So now we begin the season of seasons. Christmas is often mixed in with Chanukah and Kwanza and a few lesser known celebrations, but predominantly this time of year in the west is known as the Christmas season and more so in recent years as the Holiday season. The holiday season is an accommodation to merchants who want to include everybody in the festive celebrations.
For those of us who celebrate Christ's birth, symbolically or otherwise, it is a joyous time of year. Excitement and reverence permeates the festive and sacred atmosphere. Children take in the energy and send it out exponentially. Their expectations and joy influences all of us. Religions promulgate the sacred and all of us benefit.
It too is a time to look back on childhoods that were much different from today’s children. Times then were simple. Families seemed more important and gatherings special. You never knew which of the older folks would not be there the next year. There were always some who hands were missing at the Christmas table grace. Gifts and cards were not always bought, but made with thought and care.

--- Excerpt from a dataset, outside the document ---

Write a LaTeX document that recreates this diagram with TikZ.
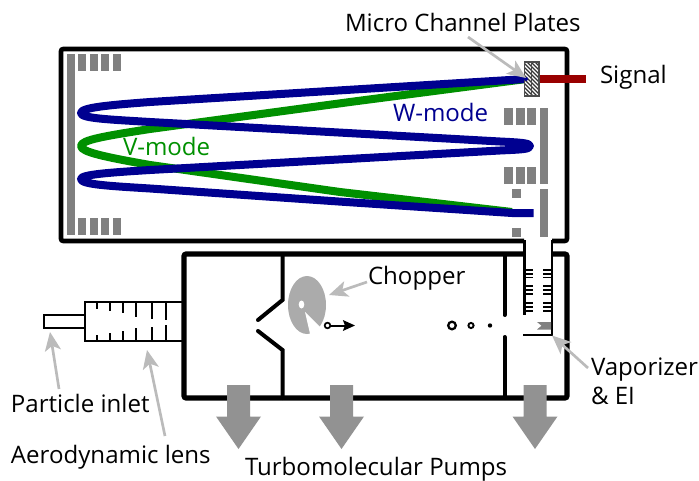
\documentclass[tikz,border=0pt]{standalone}
\usepackage{fontspec}
\setmainfont{Open Sans}
\usetikzlibrary{arrows.meta}
\definecolor{bluebeam}{HTML}{000090}
\definecolor{greenbeam}{HTML}{009000}
\definecolor{barg}{HTML}{808080}
\definecolor{pumpg}{HTML}{929292}
\definecolor{pointg}{HTML}{BBBBBB}
\definecolor{sigred}{HTML}{990000}
\tikzset{
  x=0.75pt,y=-0.75pt,
  wallthick/.style={line width=3.4pt,black,line join=round,rounded corners=1.5pt},
  inner/.style={line width=3pt,black,line cap=round,line join=miter},
  thin wall/.style={line width=1.9pt,black},
  lensline/.style={line width=1.6pt,black},
  tick/.style={line width=1.3pt,black},
  bar/.style={fill=barg,draw=none},
  beam/.style={line width=6pt,line join=round},
  pointer/.style={draw=pointg,line width=2pt,-{Stealth[length=14pt,width=12pt,inset=3.5pt]}},
  label/.style={anchor=base west,inner sep=0pt,outer sep=0pt,font=\fontsize{18.05}{21}\selectfont,text=black},
  pump/.style={fill=pumpg,draw=none},
}
\begin{document}
\begin{tikzpicture}
\useasboundingbox (0,0) rectangle (699,481);
% TOF box
\draw[wallthick] (524,241) -- (61,241) -- (61,49) -- (567,49) -- (567,241) -- (552,241);
% lower box
\draw[line width=3.8pt,rounded corners=1.5pt] (524,254) -- (184,254) -- (184,398) -- (567,398) -- (567,254) -- (552,254);
% tube
\draw[thin wall] (524.5,240) -- (524.5,315);
\draw[thin wall] (552,240) -- (552,335) -- (523,335);
% inner walls
\draw[inner] (282.5,254) -- (282.5,300) -- (258,320);
\draw[inner] (258,331) -- (282.5,350) -- (282.5,398);
\draw[inner] (504.5,254) -- (504.5,315);
\draw[inner] (504.5,337) -- (504.5,398);
% ion optics
\fill[bar] (67,54) rectangle (75,235);
\foreach \xa/\xb in {78/86,89.5/97.5,101/109,112.5/121}{
  \fill[bar] (\xa,54) rectangle (\xb,71);
  \fill[bar] (\xa,218) rectangle (\xb,235);
}
\foreach \xa/\xb in {504/513,516/524.5,527/536}{
  \fill[bar] (\xa,108) rectangle (\xb,125);
  \fill[bar] (\xa,167) rectangle (\xb,184);
}
\fill[bar] (540,108) rectangle (548,184);
\fill[bar] (540,189) rectangle (548,237);
\fill[bar] (512,189) rectangle (521,198);
\fill[bar] (512,228) rectangle (521,237);
% beams
\draw[beam,greenbeam] (526,79) -- (350,102) -- (150,129) .. controls (105,136) and (81,140) .. (81,146) .. controls (81,152) and (105,157) .. (150,165) -- (340,192) -- (512,212);
\draw[beam,bluebeam] (533.5,213) -- (512,213) -- (340,201.6) -- (150,188.5) .. controls (110,186) and (81,184.5) .. (81,179) .. controls (81,174.5) and (110,172.5) .. (150,170) -- (500,150.5) .. controls (520,149.5) and (530,149.5) .. (530,146) .. controls (530,143) and (520,142.5) .. (500,141.5) -- (150,122) .. controls (110,119.5) and (81,118.5) .. (81,113) .. controls (81,107.5) and (110,105) .. (150,102) -- (526,79);
% MCP
\fill[white] (524.5,62) rectangle (539,96);
\begin{scope}
\clip (524.5,62) rectangle (531.5,96);
\foreach \k in {-12,-8,...,120}{\draw[black!80,line width=0.9pt] (520,\k+55) -- (540,\k+75);}
\end{scope}
\begin{scope}
\clip (531.5,62) rectangle (539,96);
\foreach \k in {-12,-8,...,120}{\draw[black!80,line width=0.9pt] (520,\k+55) -- (540,\k+75);}
\end{scope}
\draw[black!70,line width=0.9pt] (524.5,62) rectangle (539,96);
\draw[black!70,line width=0.7pt] (531.7,62) -- (531.7,96);
\fill[bluebeam] (526,79) circle (2);
\fill[sigred] (539.5,75) rectangle (586,83.5);
% tube ticks
\foreach \y in {270,273.7,277.5,286,290,294,303,307,311}{
  \draw[tick] (524,\y) -- (533,\y);
  \draw[tick] (543,\y) -- (552,\y);
}
% vaporizer
\fill[barg] (537,322) -- (551,322) -- (551,329.5) -- (537,329.5) -- (541.5,325.7) -- cycle;
% particles
\draw[line width=1.7pt] (452,325.5) circle (3.8);
\draw[line width=1.4pt] (471,325.5) circle (2.6);
\fill (490,325.5) circle (2.2);
% chopper
\fill[black!33] (307,305) ellipse (19 and 29);
\fill[white] (301.5,304.5) ellipse (2.8 and 4);
\fill[white] (305,312) -- (311,338) -- (323,330) -- cycle;
\draw[line width=1.3pt,fill=white] (327.5,325.5) circle (2.8);
\draw[line width=1.5pt,-{Stealth[length=9pt,width=8pt,inset=1.5pt]}] (330,325.5) -- (355,325.5);
% inlet & lens
\draw[lensline,fill=white] (85,315) -- (44,315) -- (44,328) -- (85,328);
\draw[lensline] (183,302) -- (85,302) -- (85,341) -- (183,341);
\foreach \x/\a/\b in {97/309/335,110/311/333,123/313/331,136/317/327.5,151.5/319/327,166/319.5/324.5}{
  \draw[tick,line width=1.5pt] (\x,302) -- (\x,\a);
  \draw[tick,line width=1.5pt] (\x,341) -- (\x,\b);
}
% pumps
\foreach \c/\n in {238.5/a,341.5/b,535/c}{
  \fill[pump] (\c-11.5,385) -- (\c+11.5,385) -- (\c+11.5,416.5) -- (\c+22.5,416.5) -- (\c,449) -- (\c-22.5,416.5) -- (\c-11.5,416.5) -- cycle;
}
% labels
\node[label] (mcp) at (345,32) {Micro Channel Plates};
\node[label] (sig) at (600,84) {Signal};
\node[label,text=bluebeam] (wmode) at (393,122) {W-mode};
\node[label,text=greenbeam] (vmode) at (123,156) {V-mode};
\node[label] (chop) at (368,284) {Chopper};
\node[label] (vap) at (591,375) {Vaporizer};
\node[label] (ei) at (591,404) {\& EI};
\node[label] (inlet) at (11,412) {Particle inlet};
\node[label] (lens) at (11,463) {Aerodynamic lens};
\node[label] (turbo) at (245,475.5) {Turbomolecular Pumps};
% pointers
\coordinate (mcpS) at (468,37); \coordinate (mcpT) at (526,78);
\coordinate (chopS) at (367,282); \coordinate (chopT) at (329,295);
\coordinate (vapS) at (588,368); \coordinate (vapT) at (552,335.5);
\coordinate (inletS) at (59,389); \coordinate (inletT) at (50,332);
\coordinate (lensS) at (165,436); \coordinate (lensT) at (147,350);
\draw[pointer] (mcpS) -- (mcpT);
\draw[pointer] (chopS) -- (chopT);
\draw[pointer] (vapS) -- (vapT);
\draw[pointer] (inletS) -- (inletT);
\draw[pointer] (lensS) -- (lensT);
\end{tikzpicture}
\end{document}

My Dad was not rich in bank accounts, but he was in craftsmanship. When I was eight years old my main gift at Christmas, besides the proverbial socks and necessities and a knitted sweater from my grandmother, was a table model radio and record player.
It became my nightstand next to my bunk bed. It was bright red with cartoon decals on either side of the six-inch fabric covered speaker in the center of the front panel. On top, a door lifted up. Inside was a record turntable. Underneath the electronics were slotted cubby holes to hold the 78-RPM records I had amassed as a kid.
I had several of the Uncle Don series and Rusty in Orchestraville and some others I can’t remember.
My Dad had spent nights building the cabinet and the radio and the record player. He knew electronics and could do those things with capacitors, resistors and tubes. He put them all together and it worked. I loved it.
I would spend hours after I was supposed to be asleep listening to distant radio stations. I had the volume turned low. I would tune in WWVA in Wheeling, West Virginia, WOWO in Fort Wayne, Indiana and KDKA in Pittsburgh. It was exciting for a nine year old.
I do not wish to go back to those days and times. I do wish some of the ethics and integrity and reverence common at that time had been sustained within our social structure. But then those things are not endemic to the social structure. They are strictly traits of personal character.